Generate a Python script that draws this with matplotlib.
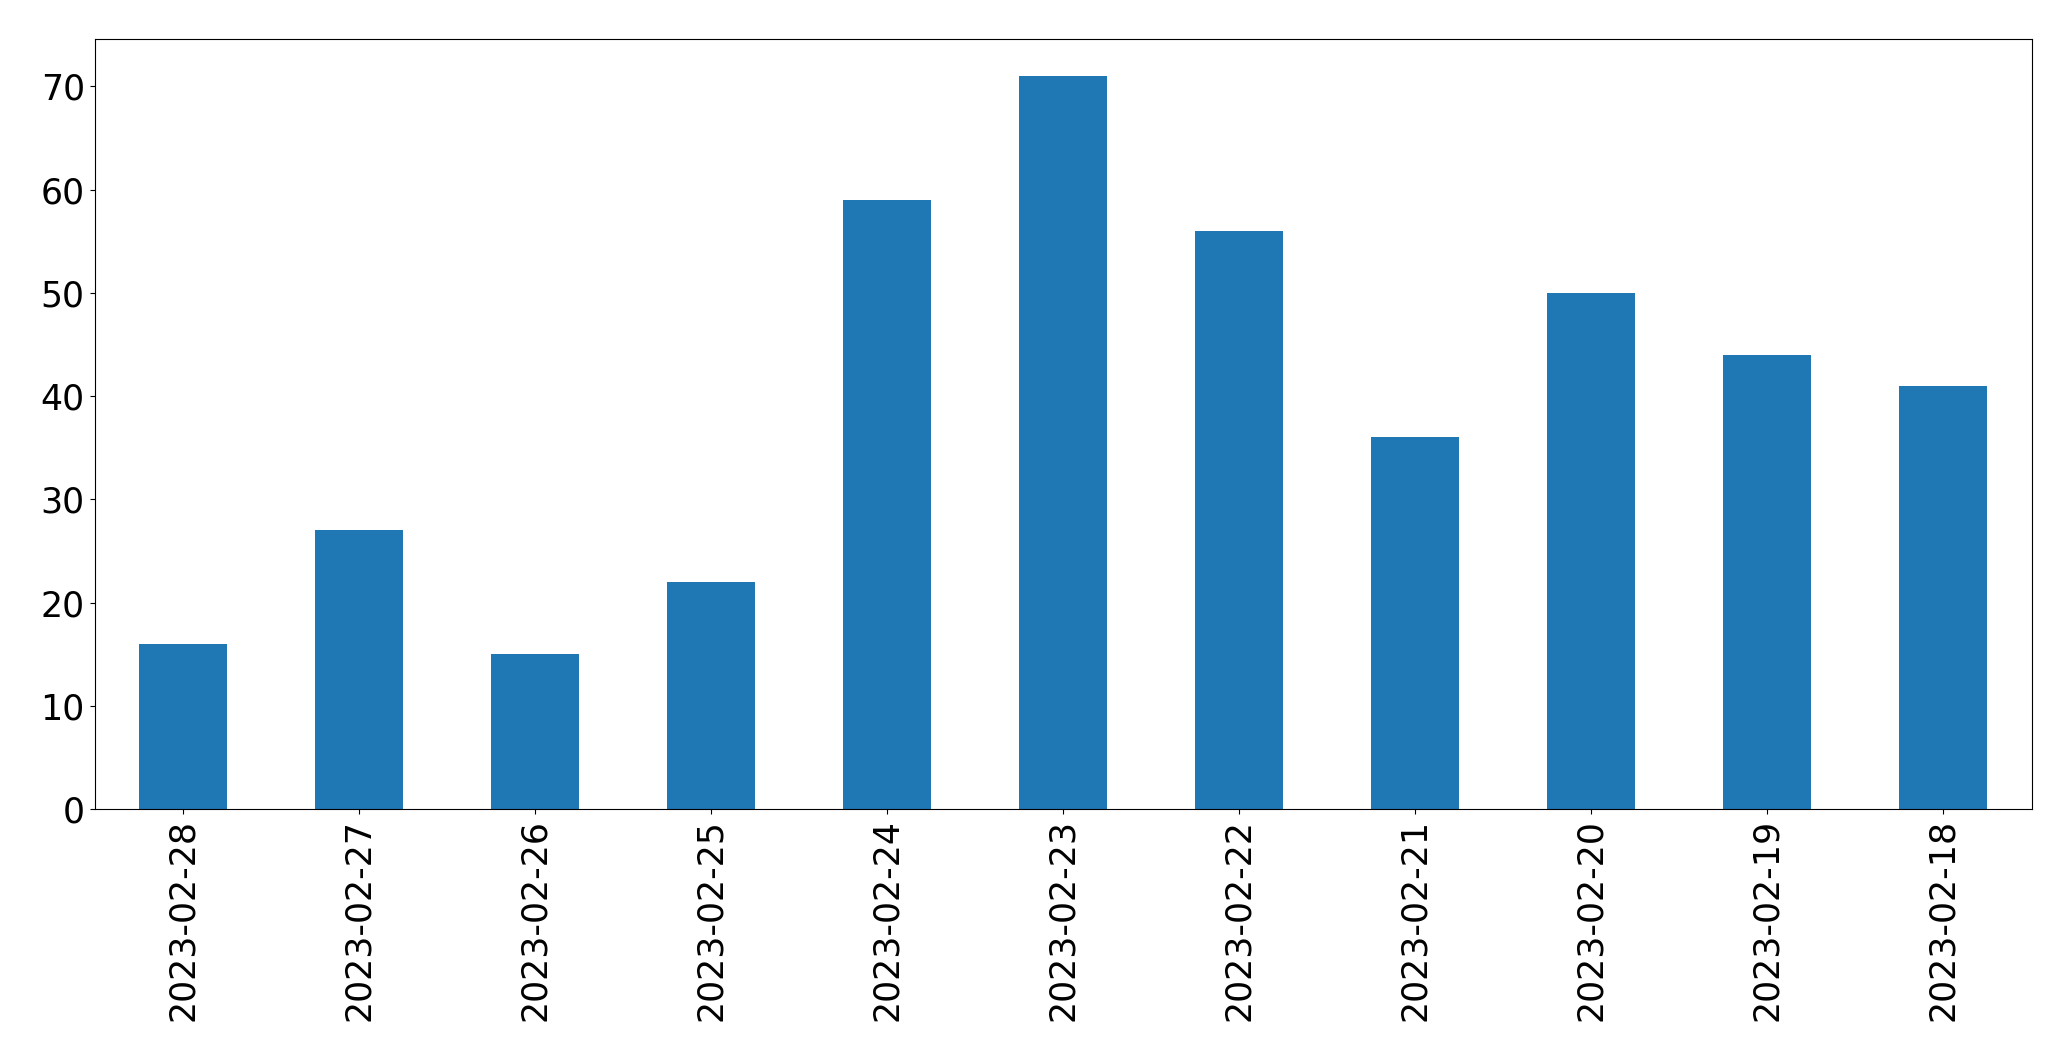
#!/usr/bin/env python3

import numpy as np
import matplotlib as mpl
mpl.use("Agg")
import matplotlib.pyplot as plt

# Data

dates = ["2023-02-28", "2023-02-27", "2023-02-26", "2023-02-25", "2023-02-24",
         "2023-02-23", "2023-02-22", "2023-02-21", "2023-02-20", "2023-02-19",
         "2023-02-18"]
counts = [16, 27, 15, 22, 59, 71, 56, 36, 50, 44, 41]

# Plot

fig = plt.figure(figsize = (20.71, 10.61), dpi = 100)
ax = fig.add_axes([94.5/2071, 1 - 809.3/1061, (2031.5 - 94.5)/2071, (809.3 - 39.3)/1061])

x = np.arange(len(dates))
ax.bar(x, counts, width = 0.5, color = '#1f77b4')

ax.set_xlim(-0.5, len(dates) - 0.5)
ax.set_ylim(0, max(counts)*1.05)
ax.set_xticks(x)
ax.set_xticklabels(dates, rotation = 90)
ax.set_yticks(np.arange(0, 80, 10))

ax.tick_params(axis = 'both', labelsize = 25)

fig.savefig("out.png", dpi = 100)
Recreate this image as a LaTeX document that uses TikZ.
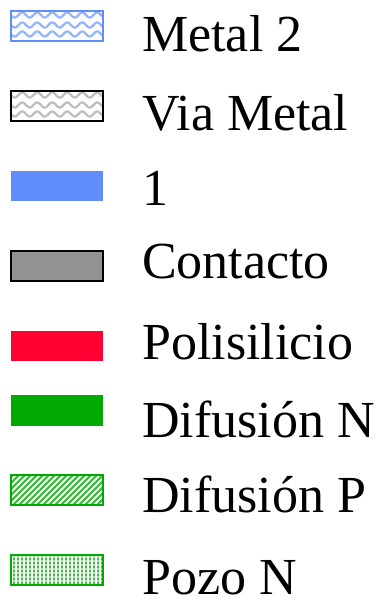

Set task:
Only the lines from the top of the records through the line with "ax.set_yticks(np.arange(0, 80, 10))" belong in the copy; write them out exactly, leaving out pictures.

Written reply:
Generate a Python script that draws this with matplotlib.
#!/usr/bin/env python3

import numpy as np
import matplotlib as mpl
mpl.use("Agg")
import matplotlib.pyplot as plt

# Data

dates = ["2023-02-28", "2023-02-27", "2023-02-26", "2023-02-25", "2023-02-24",
         "2023-02-23", "2023-02-22", "2023-02-21", "2023-02-20", "2023-02-19",
         "2023-02-18"]
counts = [16, 27, 15, 22, 59, 71, 56, 36, 50, 44, 41]

# Plot

fig = plt.figure(figsize = (20.71, 10.61), dpi = 100)
ax = fig.add_axes([94.5/2071, 1 - 809.3/1061, (2031.5 - 94.5)/2071, (809.3 - 39.3)/1061])

x = np.arange(len(dates))
ax.bar(x, counts, width = 0.5, color = '#1f77b4')

ax.set_xlim(-0.5, len(dates) - 0.5)
ax.set_ylim(0, max(counts)*1.05)
ax.set_xticks(x)
ax.set_xticklabels(dates, rotation = 90)
ax.set_yticks(np.arange(0, 80, 10))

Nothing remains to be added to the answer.